But in practice, SGD is extremely good at optimizing NNs, and the local optima issue isn’t a huge problem.
That’s not even true. In practice, it’s the best we’ve got, but it’s still terrible in most interesting settings (or else you could solve NP-hard problems in practice, which you can’t).
As to why we can have decent machine learning and not AGI, I don’t know.
It’s because the neural net algorithms are not even close to finding the optimal neural net in complex situations.
Approximating SI isn’t sufficient for one, you need to act on the models you find.
That’s trivial to do. It’s not the problem here.
Everything approximates Bayesian inference, it’s just a matter of how ideal the approximation is.
This might be true in some sense, but not in a meaningful one. PAC learning, for instance, is fundamentally non-Bayesian. Saying that PAC learning approximates Bayesian inference is the same as saying that Bayesian inference approximates PAC learning. It’s not a very meaningful statement.
People on LW tend to be hard-core Bayesians who have never even heard of PAC learning, which is an entire branch of learning theory. I find it rather strange.
People here seem to really like Solomonoff induction, but I don’t think it’s all that relevant to learning in practice due to computational complexity.
Solomonoff induction is not computable. Trying to “approximate” it, by coming up with hypotheses similar to it, is probably also not computable.

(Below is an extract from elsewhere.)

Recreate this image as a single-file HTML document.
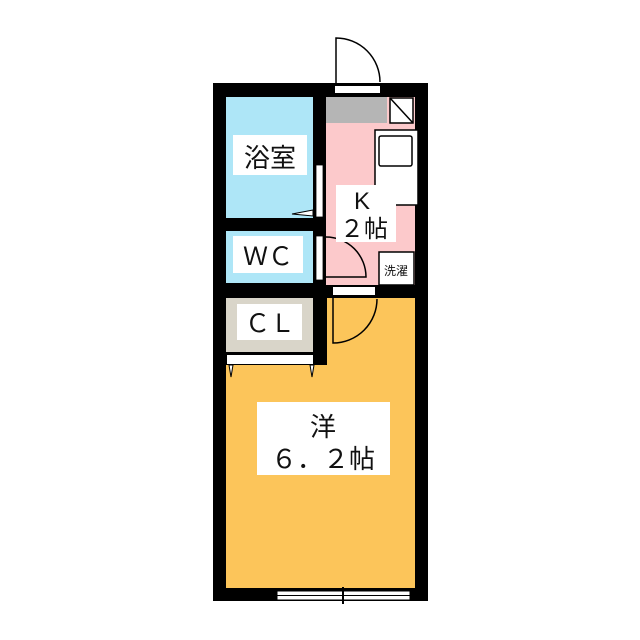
<!DOCTYPE html>
<html><head><meta charset="utf-8"><style>
body{margin:0;background:#fff}
svg{display:block}
text{font-family:"Liberation Sans","Noto Sans CJK JP",sans-serif;fill:#111}
</style></head><body>
<svg width="640" height="640" viewBox="0 0 640 640" xmlns="http://www.w3.org/2000/svg">
<rect width="640" height="640" fill="#fff"/>
<rect x="213" y="83" width="215" height="518" fill="#000"/>
<rect x="226" y="97" width="87" height="121" fill="#aee6f7"/>
<rect x="226" y="231" width="87" height="52" fill="#aee6f7"/>
<rect x="226" y="298" width="87" height="54" fill="#d9d5c9"/>
<rect x="326" y="97" width="89" height="188" fill="#fcc9cb"/>
<rect x="326" y="97" width="61" height="26" fill="#b5b5b5"/>
<path d="M327 298 H415 V588 H226 V365 H327 Z" fill="#fcc55a"/>
<rect x="327" y="285" width="88" height="13" fill="#000"/>
<rect x="227" y="355" width="86" height="9" fill="#fff"/>
<polygon points="229,365 233,365 231,377" fill="#fff" stroke="#000" stroke-width="1"/>
<polygon points="310,365 314,365 312,377" fill="#fff" stroke="#000" stroke-width="1"/>
<rect x="390" y="98" width="23" height="25" fill="#fff" stroke="#000" stroke-width="1.5"/>
<line x1="390" y1="98" x2="413" y2="123" stroke="#000" stroke-width="1.5"/>
<rect x="375" y="130" width="43" height="75" fill="#fff" stroke="#000" stroke-width="1.5"/>
<rect x="379" y="136" width="33" height="30" fill="#fff" stroke="#000" stroke-width="1.5" rx="2"/>
<rect x="379" y="252" width="35" height="33" fill="#fff" stroke="#000" stroke-width="1.5"/>
<text x="396" y="275" font-size="12" text-anchor="middle">洗濯</text>
<rect x="335" y="86" width="45" height="7" fill="#fff"/>
<path d="M336 83 V38 A44 44 0 0 1 380 82" fill="#fff" stroke="#000" stroke-width="1.5"/>
<rect x="316" y="165" width="7" height="52" fill="#fff" stroke="#000" stroke-width="0.8"/>
<polygon points="313,210 292,214 313,216" fill="#fff" stroke="#000" stroke-width="1"/>
<rect x="316" y="236" width="7" height="44" fill="#fff" stroke="#000" stroke-width="0.8"/>
<path d="M326 237 A40 40 0 0 1 366 277 H326" fill="none" stroke="#000" stroke-width="1.5"/>
<rect x="333" y="287" width="42" height="8" fill="#fff"/>
<path d="M333 298 V343 A44 44 0 0 0 377 299" fill="none" stroke="#000" stroke-width="1.5"/>
<rect x="277" y="591" width="133" height="9" fill="#fff" stroke="#000" stroke-width="1"/>
<line x1="277" y1="595.5" x2="410" y2="595.5" stroke="#000" stroke-width="1"/>
<line x1="343" y1="587" x2="343" y2="604" stroke="#000" stroke-width="2"/>
<rect x="233" y="135" width="74" height="40" fill="#fff"/>
<text x="270" y="167" font-size="26" text-anchor="middle">浴室</text>
<rect x="233" y="236" width="70" height="37" fill="#fff"/>
<text x="268" y="265" font-size="25" text-anchor="middle">ＷＣ</text>
<rect x="237" y="304" width="65" height="36" fill="#fff"/>
<text x="270" y="332" font-size="25" text-anchor="middle">ＣＬ</text>
<rect x="336" y="185" width="60" height="57" fill="#fff"/>
<text x="362" y="209" font-size="24" text-anchor="middle">K</text>
<text x="364" y="237" font-size="24" text-anchor="middle">２帖</text>
<rect x="257" y="402" width="133" height="73" fill="#fff"/>
<text x="323" y="436" font-size="26" text-anchor="middle">洋</text>
<text x="323" y="468" font-size="26" text-anchor="middle">６．２帖</text>
</svg>
</body></html>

If you replace Solomonoff induction with induction over programs that halt quickly or induction over circuits, it becomes computable, but it is still NP-hard. Again, approximating this is probably also NP-hard, depending on your definition of approximation.
Next, if you replace boolean circuits with neural nets, it is still hard to find the best neural net to fit the data. MCMC and gradient descent only find local optima. I mean, the fact that neural nets didn’t give us strong AI back in the 70s demonstrates that they are not doing anything close to Solomonoff induction.
It’s not even clear that a learning program must approximate Bayesian inference. There are things like PAC learning that don’t do that at all.